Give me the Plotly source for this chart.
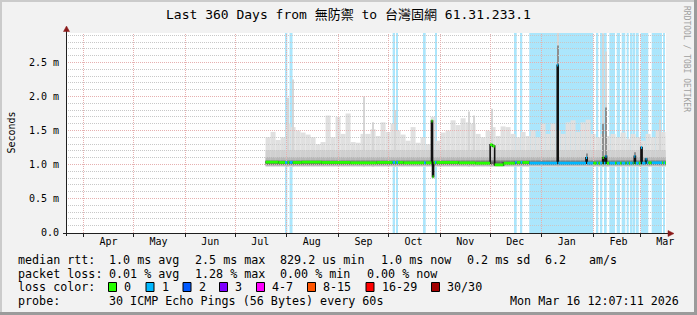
import math
import pandas as pd
import plotly.graph_objects as go

# ---------------- layout constants ----------------
W, H = 697, 315
ML, MR, MT, MB = 66, 31, 33, 82
PW, PH = W - ML - MR, H - MT - MB
MONO = "DejaVu Sans Mono, Noto Sans CJK TC, monospace"
PX_PER_MS = 68.0

T_START = "2025-03-21 12:07:11"
T_END = "2026-03-16 12:07:11"
Y_MIN, Y_MAX = -0.5 / PX_PER_MS, (PH - 0.5) / PX_PER_MS

# ---------------- data (values in ms) ----------------
y_tick_vals = [0.0, 0.5, 1.0, 1.5, 2.0, 2.5]
y_tick_text = ["0.0", "0.5 m", "1.0 m", "1.5 m", "2.0 m", "2.5 m"]

month_starts = ["2025-04-01", "2025-05-01", "2025-06-01", "2025-07-01", "2025-08-01",
                "2025-09-01", "2025-10-01", "2025-11-01", "2025-12-01", "2026-01-01",
                "2026-02-01", "2026-03-01"]
month_label_dates = ["2025-04-16", "2025-05-16", "2025-06-16", "2025-07-16", "2025-08-16",
                     "2025-09-16", "2025-10-16", "2025-11-16", "2025-12-16", "2026-01-16",
                     "2026-02-16", "2026-03-16"]
month_labels = ["Apr", "May", "Jun", "Jul", "Aug", "Sep", "Oct", "Nov", "Dec", "Jan", "Feb", "Mar"]

# packet-loss periods (background shading)
loss_start = ["2025-07-30 22:00", "2025-08-02 15:00", "2025-10-03 12:00", "2025-10-05 16:00",
              "2025-10-22 07:00", "2025-10-28 22:00", "2025-12-15 21:00", "2025-12-19 07:00",
              "2025-12-24 11:00", "2026-02-02 22:00", "2026-02-04 22:00", "2026-02-07 07:00",
              "2026-02-10 12:00", "2026-02-14 22:00", "2026-02-17 22:00", "2026-02-20 22:00",
              "2026-02-22 22:00", "2026-02-25 03:00", "2026-02-26 12:00", "2026-03-01 07:00",
              "2026-03-07 22:00", "2026-03-14 21:00"]
loss_end = ["2025-08-01 07:00", "2025-08-04 10:00", "2025-10-04 22:00", "2025-10-06 17:00",
            "2025-10-23 08:00", "2025-10-29 16:00", "2025-12-16 22:00", "2025-12-20 06:00",
            "2026-01-31 21:00", "2026-02-03 21:00", "2026-02-06 07:00", "2026-02-08 22:00",
            "2026-02-13 22:00", "2026-02-16 22:00", "2026-02-20 02:00", "2026-02-22 03:00",
            "2026-02-24 12:00", "2026-02-26 02:00", "2026-02-28 03:00", "2026-03-05 21:00",
            "2026-03-14 02:00", "2026-03-15 21:00"]

# smoke (max of the 30 pings), 3-day bins
smoke_bin_start = "2025-07-19 06:00"
smoke_bin_days = 3
smoke_top = [1.40, 1.48, 1.36, 1.40, 1.60, 1.55, 1.50, 1.47, 1.44, 1.40,
             1.30, 1.33, 1.72, 1.40, 1.70, 1.45, 1.75, 1.33, 1.32, 1.45,
             1.45, 1.52, 1.42, 1.62, 1.48, 1.60, 1.50, 1.44, 1.35, 1.55,
             1.32, 1.40, 1.30, 1.70, 1.35, 1.47, 1.50, 1.65, 1.58, 1.68,
             1.62, 1.60, 1.45, 1.40, 1.50, 1.55, 1.42, 1.56, 1.55, 1.45,
             1.40, 1.48, 1.42, 1.50, 1.40, 1.60, 1.45, 1.60, 1.50, 1.45,
             1.62, 1.65, 1.48, 1.62, 1.66, 1.45, 1.40, 1.45, 1.42, 1.45,
             1.40, 1.47, 1.38, 1.45, 1.40, 1.35, 1.45, 1.40, 1.50, 1.48,
             1.42]
smoke_floor = 0.965
smoke_inner_lo = [0.975, 0.985, 0.99, 1.00]
smoke_inner_hi = [1.21, 1.11, 1.065, 1.045]

# narrow smoke spikes (single columns)
spike_t = ["2025-08-01 19:00", "2025-08-04 17:00", "2025-09-16 07:00", "2025-09-21 17:00",
           "2025-10-04 22:00", "2025-11-18 07:00", "2025-11-21 07:00", "2025-12-02 02:00",
           "2026-01-10 13:00", "2026-02-06 21:00", "2026-02-08 12:00", "2026-03-01 19:00",
           "2026-03-12 21:00"]
spike_top = [1.98, 2.25, 2.00, 1.62, 1.80, 1.78, 1.72, 1.82, 2.94, 2.93, 2.66, 1.32, 1.66]
dark_spike_t = ["2026-01-10 13:00", "2026-02-06 21:00", "2026-02-08 12:00",
                "2026-01-28 00:00", "2026-02-25 22:00"]
dark_spike_top = [2.75, 1.60, 1.84, 1.16, 1.18]

# median rtt, step changes
median_t = ["2025-07-19 06:00", "2025-07-27 00:00", "2025-08-10 00:00", "2025-08-22 00:00",
            "2025-09-08 00:00", "2025-09-24 00:00", "2025-10-10 00:00", "2025-10-26 19:00",
            "2025-10-27 10:00", "2025-10-28 02:00", "2025-11-12 00:00", "2025-11-22 00:00",
            "2025-12-01 00:00", "2025-12-02 10:00", "2025-12-03 17:00", "2025-12-09 00:00",
            "2025-12-16 00:00", "2025-12-24 11:00", "2026-01-10 06:00", "2026-01-10 20:00",
            "2026-01-27 12:00", "2026-01-28 04:00", "2026-02-06 12:00", "2026-02-07 04:00",
            "2026-02-08 04:00", "2026-02-08 20:00", "2026-02-25 12:00", "2026-02-26 04:00",
            "2026-03-01 12:00", "2026-03-02 04:00", "2026-03-04 06:00", "2026-03-04 22:00"]
median_v = [1.035, 1.03, 1.035, 1.03, 1.025, 1.03, 1.025, 1.64,
            0.82, 1.03, 1.025, 1.02, 1.29, 1.27, 0.995, 1.02,
            1.03, 1.02, 2.46, 1.02, 1.10, 1.02, 1.10, 1.02,
            1.12, 1.02, 1.12, 1.02, 1.25, 1.02, 1.08, 1.025]
median_end = "2026-03-16 12:00"

# legend text
title_text = "Last 360 Days from 無防禦 to 台灣固網 61.31.233.1"
legend_line1 = [("median rtt:", 16), ("1.0 ms avg", 107), ("2.5 ms max", 193),
                ("829.2 us min", 278), ("1.0 ms now", 379), ("0.2 ms sd", 465),
                ("6.2", 543), ("am/s", 587)]
legend_line2 = [("packet loss:", 16), ("0.01 % avg", 107), ("1.28 % max", 193),
                ("0.00 % min", 278), ("0.00 % now", 365)]
loss_color_labels = ["0", "1", "2", "3", "4-7", "8-15", "16-29", "30/30"]
loss_color_values = ["#26ff00", "#00b8ff", "#0059ff", "#7e00ff", "#ff00ff", "#ff5500",
                     "#ff0000", "#a10000"]
loss_box_x = [108, 145.5, 182.5, 219, 256, 307, 365.5, 431]
probe_text = "30 ICMP Echo Pings (56 Bytes) every 60s"
stamp_text = "Mon Mar 16 12:07:11 2026"

# ---------------- styles ----------------
LOSS_BG = "#abe6fc"
SMOKE_LIGHT = "#e0e0e0"
SMOKE_INNER = ["#d0d0d0", "#b8b8b8", "#959595", "#6a6a6a"]
SPIKE_LIGHT = "#d6d6d6"
SPIKE_DARK = "#8e8e8e"
GRID_MINOR = "#c8c8c8"
GRID_MAJOR = "#e6b0b0"
GREEN = loss_color_values[0]
BLUE = loss_color_values[1]

t0, t1 = pd.Timestamp(T_START), pd.Timestamp(T_END)


def px(x):
    return (x - ML) / PW


def py(y):
    return (MT + PH - y) / PH


def snap_t(t):
    f = (pd.Timestamp(t) - t0) / (t1 - t0) * PW
    return t0 + (t1 - t0) * ((math.floor(f) + 0.5) / PW)


def snap_v(v):
    f = (v - Y_MIN) * PX_PER_MS
    return Y_MIN + (math.floor(f) + 0.5) / PX_PER_MS


fig = go.Figure()

# loss shading
ls = pd.to_datetime(loss_start)
le = pd.to_datetime(loss_end)
fig.add_trace(go.Bar(x=ls + (le - ls) / 2, y=[Y_MAX - Y_MIN] * len(ls), base=Y_MIN,
                     width=[(b - a).total_seconds() * 1000 for a, b in zip(ls, le)],
                     marker=dict(color=LOSS_BG, line=dict(width=0)), hoverinfo="skip"))

# smoke
bin0 = pd.Timestamp(smoke_bin_start)
bw = pd.Timedelta(days=smoke_bin_days)
centers = [bin0 + bw * (k + 0.5) for k in range(len(smoke_top))]
bw_ms = bw.total_seconds() * 1000
fig.add_trace(go.Bar(x=centers, y=[v - smoke_floor for v in smoke_top], base=smoke_floor,
                     width=bw_ms, marker=dict(color=SMOKE_LIGHT, line=dict(width=0)),
                     hoverinfo="skip"))
col_ms = pd.Timedelta(hours=16).total_seconds() * 1000
fig.add_trace(go.Bar(x=pd.to_datetime(spike_t), y=[v - smoke_floor for v in spike_top],
                     base=smoke_floor, width=col_ms,
                     marker=dict(color=SPIKE_LIGHT, line=dict(width=0)), hoverinfo="skip"))
for lo, hi, c in zip(smoke_inner_lo, smoke_inner_hi, SMOKE_INNER):
    fig.add_trace(go.Bar(x=centers, y=[hi - lo] * len(centers), base=lo, width=bw_ms,
                         marker=dict(color=c, line=dict(width=0)), hoverinfo="skip"))
fig.add_trace(go.Bar(x=pd.to_datetime(dark_spike_t), y=[v - 1.0 for v in dark_spike_top],
                     base=1.0, width=col_ms,
                     marker=dict(color=SPIKE_DARK, line=dict(width=0)), hoverinfo="skip"))

# grid drawn over shading (snapped to pixel centres)
hx, hy, mx, my = [], [], [], []
for i in range(1, 30):
    v = snap_v(i / 10)
    if i % 5 == 0:
        mx += [t0, t1, None]
        my += [v, v, None]
    else:
        hx += [t0, t1, None]
        hy += [v, v, None]
for m in month_starts:
    ts = snap_t(m)
    mx += [ts, ts, None]
    my += [Y_MIN, Y_MAX, None]
fig.add_trace(go.Scatter(x=hx, y=hy, mode="lines", hoverinfo="skip",
                         line=dict(color=GRID_MINOR, width=1, dash="1px,1px")))
fig.add_trace(go.Scatter(x=mx, y=my, mode="lines", hoverinfo="skip",
                         line=dict(color=GRID_MAJOR, width=1, dash="1px,1px")))

# median line: black steps, coloured by loss
mt = list(pd.to_datetime(median_t)) + [pd.Timestamp(median_end)]
fig.add_trace(go.Scatter(x=mt, y=median_v + [median_v[-1]], mode="lines",
                         line=dict(color="#111111", width=1.6, shape="hv"), hoverinfo="skip"))
edges = set(mt)
for a, b in zip(ls, le):
    edges.add(a)
    edges.add(b)
edges = sorted(e for e in edges if mt[0] <= e <= mt[-1])


def med_at(t):
    idx = 0
    for i in range(len(median_v)):
        if mt[i] <= t:
            idx = i
    return median_v[idx]


def in_loss(t):
    return any(a <= t < b for a, b in zip(ls, le))


gx, gy, bx, by = [], [], [], []
for a, b in zip(edges[:-1], edges[1:]):
    m = a + (b - a) / 2
    v = med_at(m)
    if in_loss(m):
        bx += [a, b, None]
        by += [v, v, None]
    else:
        gx += [a, b, None]
        gy += [v, v, None]
fig.add_trace(go.Scatter(x=gx, y=gy, mode="lines", line=dict(color=GREEN, width=2.8),
                         hoverinfo="skip"))
fig.add_trace(go.Scatter(x=bx, y=by, mode="lines", line=dict(color=BLUE, width=2.8),
                         hoverinfo="skip"))

# ---------------- annotations ----------------
ann = []


def txt(s, x, y, size=11.7, xanchor="left", color="#000000", angle=0, yanchor="middle"):
    ann.append(dict(text=s.replace(" ", "\u00a0"), x=px(x), y=py(y), xref="paper",
                    yref="paper", xanchor=xanchor, yanchor=yanchor, showarrow=False,
                    textangle=angle, font=dict(family=MONO, size=size, color=color)))


txt(title_text, 348.5, 15, size=13, xanchor="center")
txt("Seconds", 10.5, 133, size=10, xanchor="center", angle=-90)
txt("RRDTOOL / TOBI OETIKER", 687, 59, size=8, xanchor="center", color="#a0a0a0", angle=90)
for s, x in legend_line1:
    txt(s, x, 259.5)
for s, x in legend_line2:
    txt(s, x, 273.5)
txt("loss color:", 16, 287)
for lab, bxp in zip(loss_color_labels, loss_box_x):
    txt(lab, bxp + 14, 287)
txt("probe:", 16, 301)
txt(probe_text, 107, 301)
txt(stamp_text, 681, 301, xanchor="right")

# y tick labels placed on the y scale
for v, s in zip(y_tick_vals, y_tick_text):
    ann.append(dict(text=s.replace(" ", "\u00a0"), x=px(60.5), y=v, xref="paper", yref="y",
                    xanchor="right", yanchor="middle", showarrow=False,
                    font=dict(family=MONO, size=10, color="#000000")))

shapes = []


def rect_px(x0, y0, x1, y1, fill, line=None):
    shapes.append(dict(type="rect", xref="paper", yref="paper", x0=px(x0), x1=px(x1),
                       y0=py(y1), y1=py(y0), fillcolor=fill,
                       line=dict(width=1 if line else 0, color=line or fill), layer="above"))


for c, bxp in zip(loss_color_values, loss_box_x):
    rect_px(bxp + 0.5, 282.5, bxp + 8.5, 291.5, c, "#000000")

# frame
rect_px(0, 0, W, 2, "#cbcbcb")
rect_px(0, 0, 2, H, "#cbcbcb")
rect_px(0, H - 3, W, H, "#9b9b9b")
rect_px(W - 3, 0, W, H, "#9b9b9b")

# axes lines and arrows
AX = "#202020"
ARROW = "#8b1a1a"
shapes.append(dict(type="line", xref="paper", yref="paper", x0=px(63), x1=px(669),
                   y0=py(233.5), y1=py(233.5), line=dict(color=AX, width=1), layer="above"))
shapes.append(dict(type="line", xref="paper", yref="paper", x0=px(66.5), x1=px(66.5),
                   y0=py(236), y1=py(30), line=dict(color=AX, width=1), layer="above"))


def tri(points, color):
    p = "M " + " L ".join(f"{px(x)},{py(y)}" for x, y in points) + " Z"
    shapes.append(dict(type="path", xref="paper", yref="paper", path=p, fillcolor=color,
                       line=dict(color=color, width=0.5), layer="above"))


tri([(63.5, 31.5), (69.5, 31.5), (66.5, 26)], ARROW)
tri([(668, 230.5), (668, 236.5), (674, 233.5)], ARROW)

fig.update_layout(
    width=W, height=H, margin=dict(l=ML, r=MR, t=MT, b=MB, pad=0),
    paper_bgcolor="#f2f2f2", plot_bgcolor="#ffffff",
    barmode="overlay", showlegend=False, hovermode=False,
    annotations=ann, shapes=shapes,
    xaxis=dict(type="date", range=[T_START, T_END], tickmode="array",
               tickvals=month_label_dates, ticktext=month_labels, ticks="",
               showgrid=False, zeroline=False, showline=False, ticklabelstandoff=1,
               tickfont=dict(family=MONO, size=10, color="#000000"),
               minor=dict(tickmode="array", tickvals=month_starts, ticks="outside",
                          ticklen=3, tickwidth=1, tickcolor=AX, showgrid=False)),
    yaxis=dict(range=[Y_MIN, Y_MAX], showticklabels=False, ticks="", showgrid=False,
               zeroline=False, showline=False),
)

fig.write_html("out.html")
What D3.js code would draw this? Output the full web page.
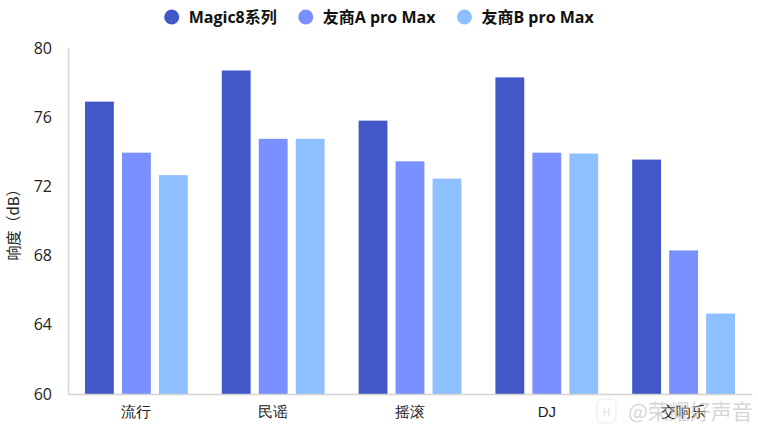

*-*-*

EXERCISE :: Which lines above contain the word "this"? Copy each of them.

OUTPUT OF THE TASK ::
Give me the Plotly source for this chart.
What D3.js code would draw this? Output the full web page.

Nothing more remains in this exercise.